Global shares mostly higher ... National debt passes milestone ... US, China envoys hold last talks before March 1 deadline
TOKYO (AP) — Global shares were mostly higher today as investors pinned their hopes on a possible resolution of the bruising trade war between the U.S. and China. Shares rose in early European trading, tracking gains on Wall Street and in Asia. France’s CAC 40 edged up nearly 0.3 percent, while Germany’s DAX was 0.4 percent higher. Britain’s FTSE 100 edged up nearly 0.5 percent. U.S. shares are set to drift higher with Dow futures adding 0.3 percent and S&P 500 futures also gaining 0.3 percent.
WASHINGTON (AP) — The national debt has passed a new milestone, topping $22 trillion for the first time. The Treasury Department’s statement on Tuesday showed that total outstanding public debt stands at $22.01 trillion. It stood at $19.95 trillion when President Donald Trump took office on Jan. 20, 2017. The debt figure has been rising at a faster pace following passage of Trump’s $1.5 trillion tax cut in December 2017 and action by Congress last year.
BEIJING (AP) — U.S. and Chinese trade envoys meet this week for their last negotiations before President Donald Trump decides whether to go ahead with a March 2 tariff hike on $200 billion of imports from China. Businesspeople and economists say two days of talks starting Thursday are too little time to resolve a tariff war over Beijing’s technology ambitions. Instead, they say China’s goal this week is to persuade Trump to push back his deadline.
WASHINGTON (AP) — Top executives of T-Mobile and Sprint are taking the case for their 26.5 billion merger to Congress. They argue that joining their companies won’t hurt competition or jack up prices for wireless service. But the companies could face skepticism at today’s hearing.

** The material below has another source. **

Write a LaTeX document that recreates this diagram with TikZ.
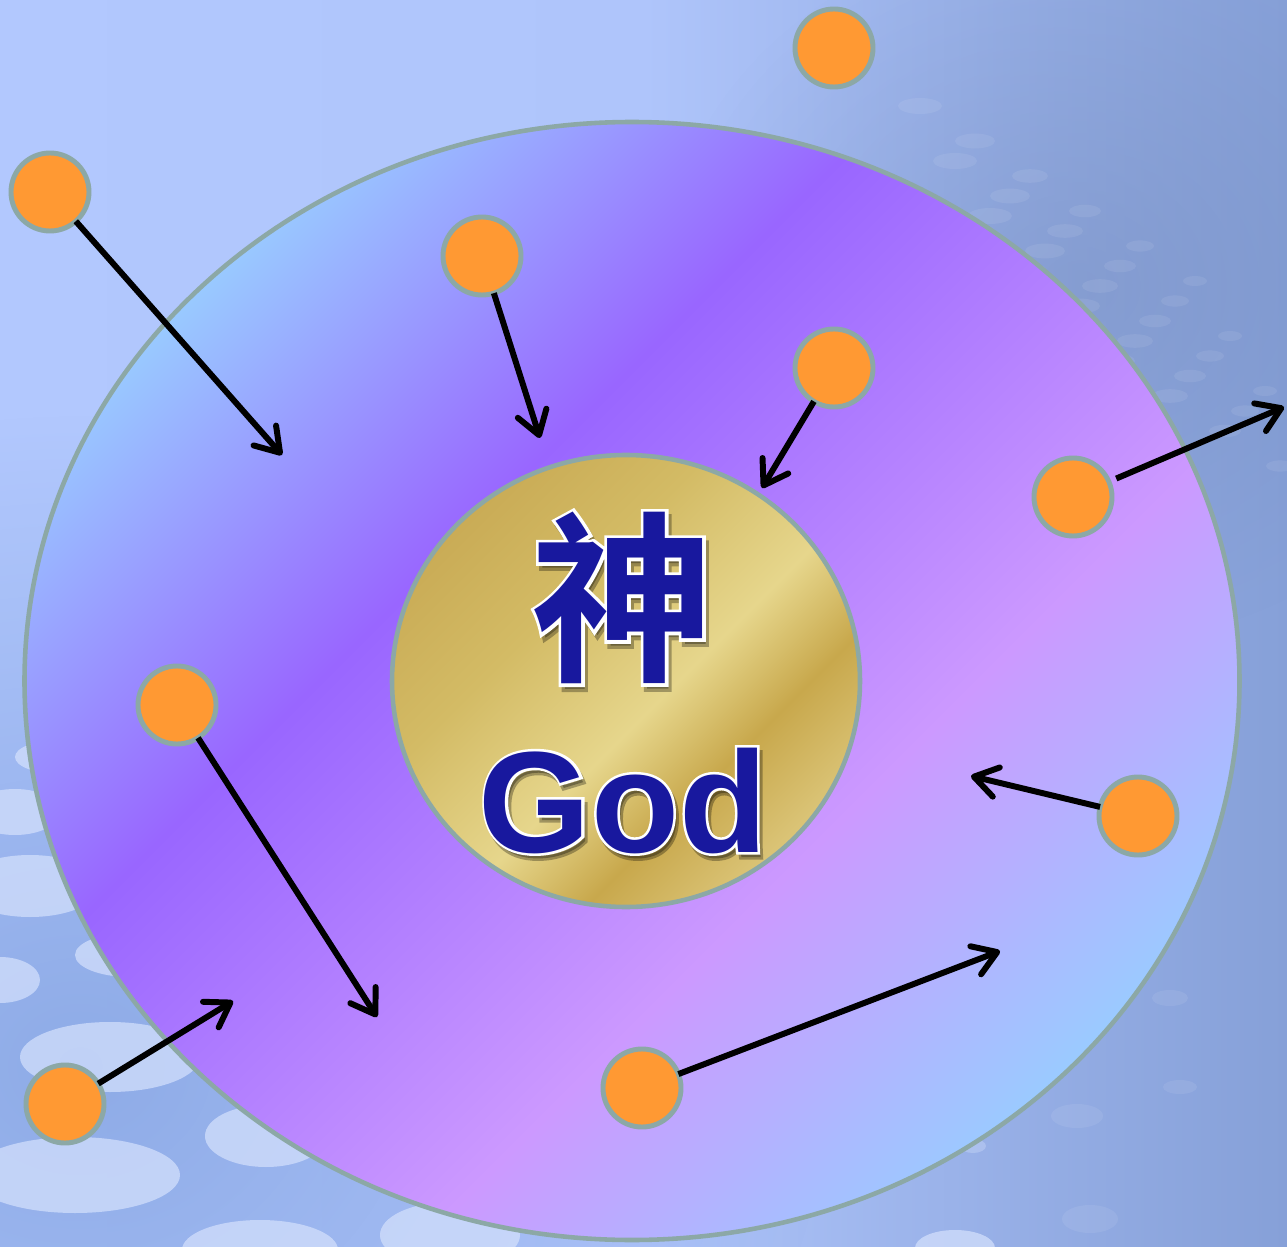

DETROIT (AP) — The Federal Reserve Bank of New York says borrowers are behind in their auto loan payments in numbers not seen since delinquencies peaked at the end of 2010, according to the Federal Reserve Bank of New York. But economists and auto industry analysts say they aren’t sounding an alarm yet. The number is higher largely because there are far more auto loans out there as sales grew since the financial crisis, peaking at 17.5 million in 2016.